= Request =
Write out all the lines again, precisely as they stand, but without the images.

* Begin Task data *

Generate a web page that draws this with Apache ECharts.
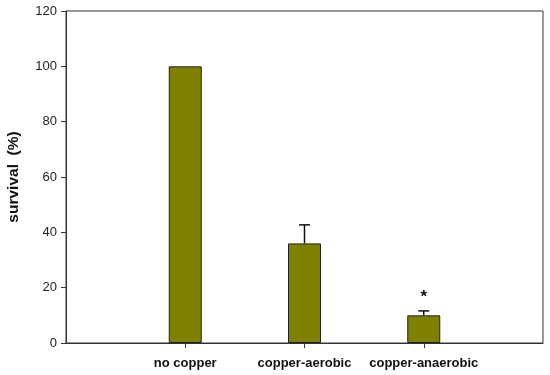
<!DOCTYPE html>
<html>
<head>
<meta charset="utf-8">
<script src="https://cdn.jsdelivr.net/npm/echarts@6/dist/echarts.min.js"></script>
<style>
  html, body { margin: 0; padding: 0; background: #fff; }
  #chart { width: 550px; height: 375px; }
</style>
</head>
<body>
<div id="chart"></div>
<script>
// padded with empty slots so the three bars sit at 1/4, 2/4, 3/4 of the axis
const categories = ["", "no copper", "copper-aerobic", "copper-anaerobic", ""];
const survival = [null, 100, 36, 10, null];
const errorUpper = [null, null, 42.7, 11.6, null];
const marks = ["", "", "", "*", ""];
const yTicks = [0, 20, 40, 60, 80, 100, 120];

const AXIS_COLOR = "#333333";
const FONT = "Liberation Sans, Arial, sans-serif";

const errorData = categories.map((c, i) => [i, survival[i], errorUpper[i], marks[i]]);

const chart = echarts.init(document.getElementById("chart"), null, { renderer: "canvas" });
chart.setOption({
  backgroundColor: "#ffffff",
  animation: false,
  grid: {
    left: 66, right: 7, top: 11, bottom: 32,
    outerBoundsMode: "none",
    containLabel: false,
    show: true, borderColor: AXIS_COLOR, borderWidth: 1
  },
  xAxis: {
    type: "category",
    data: categories,
    boundaryGap: false,
    axisLine: { lineStyle: { color: AXIS_COLOR, width: 1 } },
    axisTick: {
      length: 5,
      interval: (idx) => idx > 0 && idx < categories.length - 1,
      lineStyle: { color: AXIS_COLOR }
    },
    axisLabel: {
      color: "#111", fontFamily: FONT, fontWeight: "bold", fontSize: 13, margin: 14,
      interval: 0
    },
    splitLine: { show: false }
  },
  yAxis: {
    type: "value",
    min: yTicks[0],
    max: yTicks[yTicks.length - 1],
    interval: 20,
    name: "survival  (%)",
    nameLocation: "middle",
    nameRotate: 90,
    nameGap: 44,
    nameTextStyle: { color: "#111", fontFamily: FONT, fontWeight: "bold", fontSize: 15.5 },
    axisLine: { show: true, lineStyle: { color: AXIS_COLOR, width: 1 } },
    axisTick: { show: true, inside: false, length: 5, lineStyle: { color: AXIS_COLOR } },
    axisLabel: { color: "#222", fontFamily: FONT, fontSize: 13, margin: 9 },
    splitLine: { show: false }
  },
  series: [
    {
      type: "bar",
      data: survival,
      barWidth: 33,
      itemStyle: { color: "#808000", borderColor: "#222", borderWidth: 1 }
    },
    {
      type: "custom",
      z: 5,
      data: errorData,
      renderItem: (params, api) => {
        const x = api.value(0);
        const base = api.value(1);
        const top = api.value(2);
        const mark = api.value(3);
        const children = [];
        if (top != null && !isNaN(top)) {
          const p0 = api.coord([x, base]);
          const p1 = api.coord([x, top]);
          const cap = 5.5;
          const style = { stroke: "#111", lineWidth: 1.5 };
          children.push({ type: "line", shape: { x1: p0[0], y1: p0[1], x2: p1[0], y2: p1[1] }, style });
          children.push({ type: "line", shape: { x1: p1[0] - cap, y1: p1[1], x2: p1[0] + cap, y2: p1[1] }, style });
          if (mark) {
            children.push({
              type: "text",
              style: {
                text: mark, x: p1[0], y: p1[1] - 5,
                align: "center", verticalAlign: "bottom",
                fill: "#111", font: "bold 17px " + FONT
              }
            });
          }
        }
        return { type: "group", children };
      }
    }
  ]
});
</script>
</body>
</html>
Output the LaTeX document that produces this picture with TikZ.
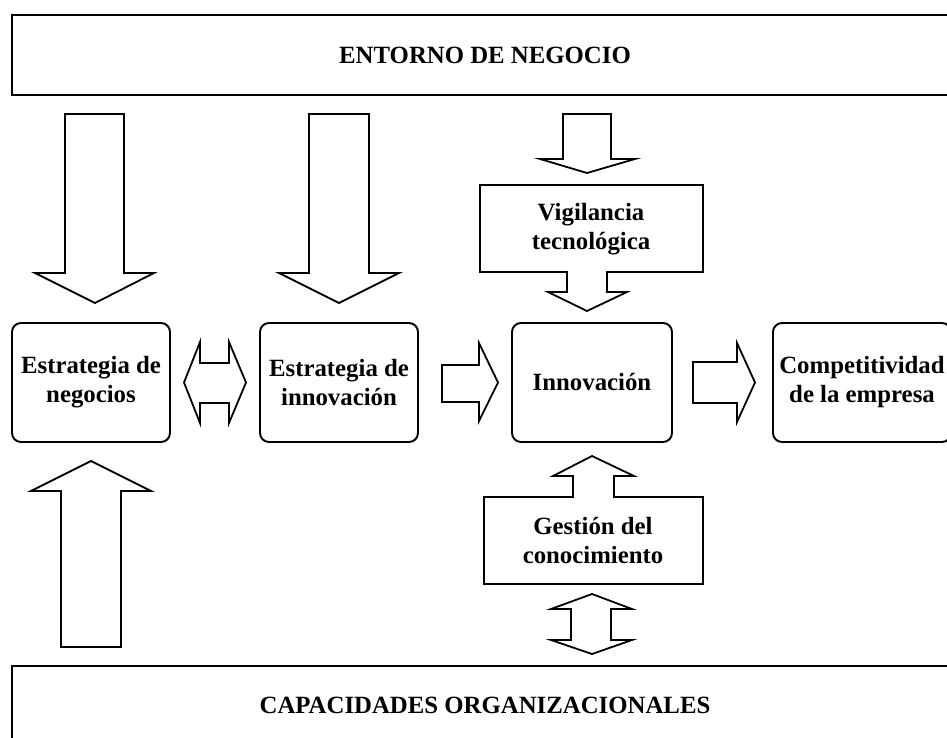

* End Task data *

= Worked answer =
Generate a web page that draws this with Apache ECharts.
<!DOCTYPE html>
<html>
<head>
<meta charset="utf-8">
<script src="https://cdn.jsdelivr.net/npm/echarts@6/dist/echarts.min.js"></script>
<style>
  html, body { margin: 0; padding: 0; background: #fff; }
  #chart { width: 550px; height: 375px; }
</style>
</head>
<body>
<div id="chart"></div>
<script>
// padded with empty slots so the three bars sit at 1/4, 2/4, 3/4 of the axis
const categories = ["", "no copper", "copper-aerobic", "copper-anaerobic", ""];
const survival = [null, 100, 36, 10, null];
const errorUpper = [null, null, 42.7, 11.6, null];
const marks = ["", "", "", "*", ""];
const yTicks = [0, 20, 40, 60, 80, 100, 120];

const AXIS_COLOR = "#333333";
const FONT = "Liberation Sans, Arial, sans-serif";

const errorData = categories.map((c, i) => [i, survival[i], errorUpper[i], marks[i]]);

const chart = echarts.init(document.getElementById("chart"), null, { renderer: "canvas" });
chart.setOption({
  backgroundColor: "#ffffff",
  animation: false,
  grid: {
    left: 66, right: 7, top: 11, bottom: 32,
    outerBoundsMode: "none",
    containLabel: false,
    show: true, borderColor: AXIS_COLOR, borderWidth: 1
  },
  xAxis: {
    type: "category",
    data: categories,
    boundaryGap: false,
    axisLine: { lineStyle: { color: AXIS_COLOR, width: 1 } },
    axisTick: {
      length: 5,
      interval: (idx) => idx > 0 && idx < categories.length - 1,
      lineStyle: { color: AXIS_COLOR }
    },
    axisLabel: {
      color: "#111", fontFamily: FONT, fontWeight: "bold", fontSize: 13, margin: 14,
      interval: 0
    },
    splitLine: { show: false }
  },
  yAxis: {
    type: "value",
    min: yTicks[0],
    max: yTicks[yTicks.length - 1],
    interval: 20,
    name: "survival  (%)",
    nameLocation: "middle",
    nameRotate: 90,
    nameGap: 44,
    nameTextStyle: { color: "#111", fontFamily: FONT, fontWeight: "bold", fontSize: 15.5 },
    axisLine: { show: true, lineStyle: { color: AXIS_COLOR, width: 1 } },
    axisTick: { show: true, inside: false, length: 5, lineStyle: { color: AXIS_COLOR } },
    axisLabel: { color: "#222", fontFamily: FONT, fontSize: 13, margin: 9 },
    splitLine: { show: false }
  },
  series: [
    {
      type: "bar",
      data: survival,
      barWidth: 33,
      itemStyle: { color: "#808000", borderColor: "#222", borderWidth: 1 }
    },
    {
      type: "custom",
      z: 5,
      data: errorData,
      renderItem: (params, api) => {
        const x = api.value(0);
        const base = api.value(1);
        const top = api.value(2);
        const mark = api.value(3);
        const children = [];
        if (top != null && !isNaN(top)) {
          const p0 = api.coord([x, base]);
          const p1 = api.coord([x, top]);
          const cap = 5.5;
          const style = { stroke: "#111", lineWidth: 1.5 };
          children.push({ type: "line", shape: { x1: p0[0], y1: p0[1], x2: p1[0], y2: p1[1] }, style });
          children.push({ type: "line", shape: { x1: p1[0] - cap, y1: p1[1], x2: p1[0] + cap, y2: p1[1] }, style });
          if (mark) {
            children.push({
              type: "text",
              style: {
                text: mark, x: p1[0], y: p1[1] - 5,
                align: "center", verticalAlign: "bottom",
                fill: "#111", font: "bold 17px " + FONT
              }
            });
          }
        }
        return { type: "group", children };
      }
    }
  ]
});
</script>
</body>
</html>
Output the LaTeX document that produces this picture with TikZ.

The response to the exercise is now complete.